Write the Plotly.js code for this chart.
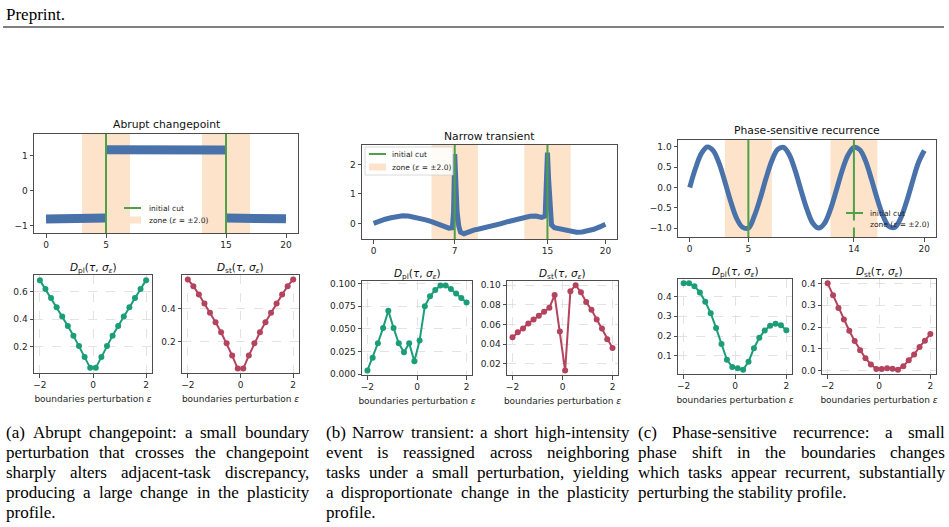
<!DOCTYPE html>
<html><head><meta charset="utf-8">
<script src="https://cdn.plot.ly/plotly-3.0.1.min.js"></script>
<style>html,body{margin:0;padding:0;background:#fff}#chart{width:949px;height:527px}</style>
</head><body><div id="chart"></div>
<script>
// ---------------- data ----------------
const eps = [-2,-1.789,-1.579,-1.368,-1.158,-0.947,-0.737,-0.526,-0.316,-0.105,0.105,0.316,0.526,0.737,0.947,1.158,1.368,1.579,1.789,2];

const aPl = [0.685,0.62,0.555,0.488,0.42,0.35,0.28,0.205,0.125,0.045,0.045,0.125,0.205,0.28,0.35,0.42,0.488,0.555,0.62,0.685];
const aSt = [0.574,0.534,0.484,0.43,0.374,0.316,0.256,0.19,0.116,0.038,0.038,0.116,0.19,0.256,0.316,0.374,0.43,0.484,0.534,0.574];
const bPl = [0.004,0.018,0.034,0.051,0.070,0.051,0.034,0.024,0.034,0.014,0.037,0.075,0.086,0.093,0.098,0.098,0.094,0.089,0.084,0.079];
const bSt = [0.047,0.052,0.056,0.061,0.065,0.069,0.073,0.077,0.090,0.053,0.013,0.094,0.100,0.093,0.083,0.075,0.065,0.056,0.045,0.036];
const cPl = [0.466,0.466,0.451,0.420,0.373,0.315,0.241,0.160,0.080,0.044,0.037,0.030,0.070,0.138,0.191,0.228,0.252,0.262,0.254,0.229];
const cSt = [0.400,0.346,0.287,0.234,0.183,0.136,0.094,0.057,0.029,0.008,0.008,0.011,0.009,0.005,0.021,0.048,0.074,0.109,0.137,0.168];

// signals
const aT = [0,1.25,2.5,3.75,5,null,5,7.5,10,12.5,15,null,15,16.25,17.5,18.75,20];
const aY = [-0.82,-0.8,-0.81,-0.8,-0.79,null,1.18,1.19,1.2,1.19,1.17,null,-0.79,-0.81,-0.8,-0.8,-0.81];

const bT = [0,0.5,1,1.5,2,2.5,3,3.5,4,4.5,5,5.5,6,6.5,6.8,6.9,7.0,7.1,7.2,7.35,7.5,7.8,8.2,8.7,9,9.5,10,10.5,11,11.5,12,12.5,13,13.5,14,14.5,14.8,14.9,15.0,15.1,15.2,15.35,15.6,16,16.5,17,17.5,18,18.5,19,19.5,20];
const bY = [0.0,0.08,0.14,0.19,0.23,0.26,0.25,0.22,0.17,0.12,0.06,0.0,-0.08,-0.16,-0.15,0.4,2.35,1.3,0.4,-0.1,-0.3,-0.35,-0.28,-0.22,-0.2,-0.16,-0.12,-0.06,-0.01,0.05,0.1,0.15,0.2,0.24,0.25,0.2,0.25,1.1,2.4,1.5,0.5,-0.05,-0.15,-0.18,-0.22,-0.27,-0.3,-0.29,-0.25,-0.2,-0.12,-0.03];

const cT = [0,0.5,1,1.5,2,2.5,3,3.5,4,4.5,5,5.5,6,6.5,7,7.5,8,8.5,9,9.5,10,10.5,11,11.5,12,12.5,13,13.5,14,14.5,15,15.5,16,16.5,17,17.5,18,18.5,19,19.5,20];
const cY = [0.0,0.48,0.84,1.0,0.91,0.6,0.14,-0.35,-0.76,-0.98,-1.0,-0.71,-0.28,0.22,0.66,0.94,0.99,0.8,0.41,-0.08,-0.54,-0.88,-1.0,-0.88,-0.54,-0.07,0.42,0.8,0.99,0.93,0.65,0.2,-0.29,-0.71,-0.96,-0.98,-0.75,-0.34,0.15,0.61,0.91];

const cutsA = [5,15], cutsB = [7,15], cutsC = [5,14];
const zoneEps = 2.0;
const tMax = 20;

const titles = ["Abrupt changepoint","Narrow transient","Phase-sensitive recurrence"];
const plTitle = "<i>D</i><sub>pl</sub>(<i>τ</i>, <i>σ</i><sub><i>ε</i></sub>)";
const stTitle = "<i>D</i><sub>st</sub>(<i>τ</i>, <i>σ</i><sub><i>ε</i></sub>)";
const xLabel = "boundaries perturbation <i>ε</i>";
const legCut = "initial cut";
const legZone = "zone (<i>ε</i> = ±2.0)";

const capA = ["(a) Abrupt changepoint: a small boundary","perturbation that crosses the changepoint","sharply alters adjacent-task discrepancy,","producing a large change in the plasticity","profile."];
const capB = ["(b) Narrow transient: a short high-intensity","event is reassigned across neighboring","tasks under a small perturbation, yielding","a disproportionate change in the plasticity","profile."];
const capC = ["(c) Phase-sensitive recurrence: a small","phase shift in the boundaries changes","which tasks appear recurrent, substantially","perturbing the stability profile."];

// ---------------- styling ----------------
const W = 949, H = 527;
const BLUE = '#4a72aa', CUT = '#4fa046', ZONE = '#fce3c9', PL = '#1b9e77', ST = '#b4435e';
const SPINE = '#4d4d4d';
const tickFont = {family:'DejaVu Sans', size:9, color:'#262626'};

const layout = {
  width: W, height: H, margin:{l:0,r:0,t:0,b:0},
  paper_bgcolor:'#fff', plot_bgcolor:'#fff', showlegend:false,
  annotations: [], shapes: []
};
const data = [];
const px = v => v/W, py = v => 1 - v/H;

function baseAxis(extra){
  return Object.assign({showline:true, mirror:true, linecolor:SPINE, linewidth:1,
    ticks:'outside', ticklen:3.5, tickwidth:1, tickcolor:SPINE, tickfont:tickFont,
    zeroline:false, showgrid:false, fixedrange:true, automargin:false}, extra);
}
function addAxes(n, x0, x1, y0, y1, xo, yo){
  const s = n===1 ? '' : String(n);
  layout['xaxis'+s] = baseAxis(Object.assign({domain:[px(x0), px(x1)], anchor:'y'+s}, xo));
  layout['yaxis'+s] = baseAxis(Object.assign({domain:[py(y1), py(y0)], anchor:'x'+s}, yo));
  return {x:'x'+s, y:'y'+s};
}
function text(t, x, y, size, anchor, fam, color){
  layout.annotations.push({text:t, xref:'paper', yref:'paper', x:px(x), y:py(y),
    xanchor:anchor||'center', yanchor:'middle', showarrow:false,
    font:{family:fam||'DejaVu Sans', size:size, color:color||'#111'}});
}

function topPanel(n, box, t, y, cuts, yr, yticks, yfmt, lw, shape, ttl, ttlY){
  const ax = addAxes(n, box[0], box[1], box[2], box[3],
    {range:[-1, 21], tickvals:[0, ...cuts, tMax]},
    {range:yr, tickvals:yticks, tickformat:yfmt});
  const zx = [], zy = [];
  cuts.forEach((c,i)=>{ if(i){zx.push(null); zy.push(null);} zx.push(c-zoneEps, c+zoneEps, c+zoneEps, c-zoneEps, c-zoneEps); zy.push(yr[0],yr[0],yr[1],yr[1],yr[0]); });
  data.push({type:'scatter', x:zx, y:zy, xaxis:ax.x, yaxis:ax.y, mode:'none', fill:'toself', fillcolor:ZONE, hoverinfo:'skip'});
  data.push({type:'scatter', x:t, y:y, xaxis:ax.x, yaxis:ax.y, mode:'lines', line:{color:BLUE, width:lw, shape:shape},
    connectgaps:false, hoverinfo:'skip'});
  const cx = [], cy = [];
  cuts.forEach((c,i)=>{ if(i){cx.push(null); cy.push(null);} cx.push(c,c); cy.push(yr[0],yr[1]); });
  data.push({type:'scatter', x:cx, y:cy, xaxis:ax.x, yaxis:ax.y, mode:'lines', line:{color:CUT, width:2}, hoverinfo:'skip'});
  text(ttl, (box[0]+box[1])/2, ttlY, 10.8);
}

function botPanel(n, box, vals, color, yr, yticks, yfmt, ttl){
  const ax = addAxes(n, box[0], box[1], box[2], box[3],
    {range:[-2.22, 2.22], tickvals:[-2,0,2], showgrid:true, gridcolor:'#dcdcdc', griddash:'dash', gridwidth:0.8,
     title:{text:xLabel, font:{family:'DejaVu Sans', size:9, color:'#262626'}, standoff:6}},
    {range:yr, tickvals:yticks, tickformat:yfmt, showgrid:true, gridcolor:'#dcdcdc', griddash:'dash', gridwidth:0.8});
  data.push({type:'scatter', x:eps, y:vals, xaxis:ax.x, yaxis:ax.y, mode:'lines+markers',
    line:{color, width:2}, marker:{color, size:6}, hoverinfo:'skip'});
  text(ttl, (box[0]+box[1])/2, box[2]-7, 10.5);
}

// manual legend (matplotlib-like compact rows)
function legend(hx0, tx, r1, r2, box){
  if (box) layout.shapes.push({type:'rect', xref:'paper', yref:'paper', x0:px(box[0]), x1:px(box[1]), y0:py(box[3]), y1:py(box[2]),
    fillcolor:'rgba(255,255,255,0.85)', line:{color:'#d0d0d0', width:0.8}});
  layout.shapes.push({type:'line', xref:'paper', yref:'paper', x0:px(hx0), x1:px(hx0+17), y0:py(r1), y1:py(r1), line:{color:CUT, width:2}});
  layout.shapes.push({type:'rect', xref:'paper', yref:'paper', x0:px(hx0), x1:px(hx0+17), y0:py(r2+3.5), y1:py(r2-3.5), fillcolor:ZONE, line:{width:0}});
  text(legCut, tx, r1, 7.5, 'left', 'DejaVu Sans', '#222');
  text(legZone, tx, r2, 7.5, 'left', 'DejaVu Sans', '#222');
}

// (a)
topPanel(1, [34,298,134,233], aT, aY, cutsA, [-1.22,1.63], [-1,0,1], '', 9, 'linear', titles[0], 124);
botPanel(2, [34,152,275,373], aPl, PL, [0.0075,0.7225], [0.2,0.4,0.6], '.1f', plTitle);
botPanel(3, [182,299,275,373], aSt, ST, [0.011,0.601], [0.2,0.4], '.1f', stTitle);
legend(124, 147, 208, 220, null);
// (b)
topPanel(4, [362,617,145,239], bT, bY, cutsB, [-0.53,2.66], [0,1,2], '', 5, 'linear', titles[1], 136);
botPanel(5, [362,472,281,375], bPl, PL, [-0.0011,0.1029], [0,0.025,0.05,0.075,0.1], '.3f', plTitle);
botPanel(6, [507,618,281,375], bSt, ST, [0.0085,0.1044], [0.02,0.04,0.06,0.08,0.1], '.2f', stTitle);
legend(369, 390, 154, 167, [365,453,147,175]);
// (c)
topPanel(7, [678,936,140,237], cT, cY, cutsC, [-1.22,1.17], [-1,-0.5,0,0.5,1], '.1f', 5, 'spline', titles[2], 130);
botPanel(8, [678,792,279,374], cPl, PL, [0.008,0.488], [0.1,0.2,0.3,0.4], '.1f', plTitle);
botPanel(9, [822,936,279,374], cSt, ST, [-0.015,0.42], [0,0.1,0.2,0.3,0.4], '.1f', stTitle);
legend(846, 868, 213, 224, null);

// header
text('Preprint.', 4, 15, 17, 'left', 'Liberation Serif', '#000');
layout.shapes.push({type:'line', xref:'paper', yref:'paper', x0:px(3), x1:px(944), y0:py(27), y1:py(27), line:{color:'#000', width:1}});

// captions, justified word by word
const CAP_FONT = 17;
const ctx = document.createElement('canvas').getContext('2d');
ctx.font = CAP_FONT + "px 'Liberation Serif'";
function caption(lines, x0, x1){
  lines.forEach((s,i)=>{
    const y = 432 + i*20;
    const words = s.split(' ');
    const last = i === lines.length-1;
    const widths = words.map(w => ctx.measureText(w).width);
    const total = widths.reduce((a,b)=>a+b,0);
    const space = ctx.measureText(' ').width;
    let gap = (!last && words.length>1) ? (x1-x0-total)/(words.length-1) : space;
    if (gap < space*0.6) gap = space*0.6;
    let x = x0;
    words.forEach((w,k)=>{
      text(w, x, y, CAP_FONT, 'left', 'Liberation Serif', '#000');
      x += widths[k] + gap;
    });
  });
}
caption(capA, 4, 307); caption(capB, 324, 627); caption(capC, 636, 943);

Plotly.newPlot('chart', data, layout, {staticPlot:true, displayModeBar:false});
</script></body></html>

::::

EXERCISE DESCRIPTION =
Scan the material above and determine how many lines include the word "chart"; report only the number.

SOLUTION TO THE EXERCISE =
4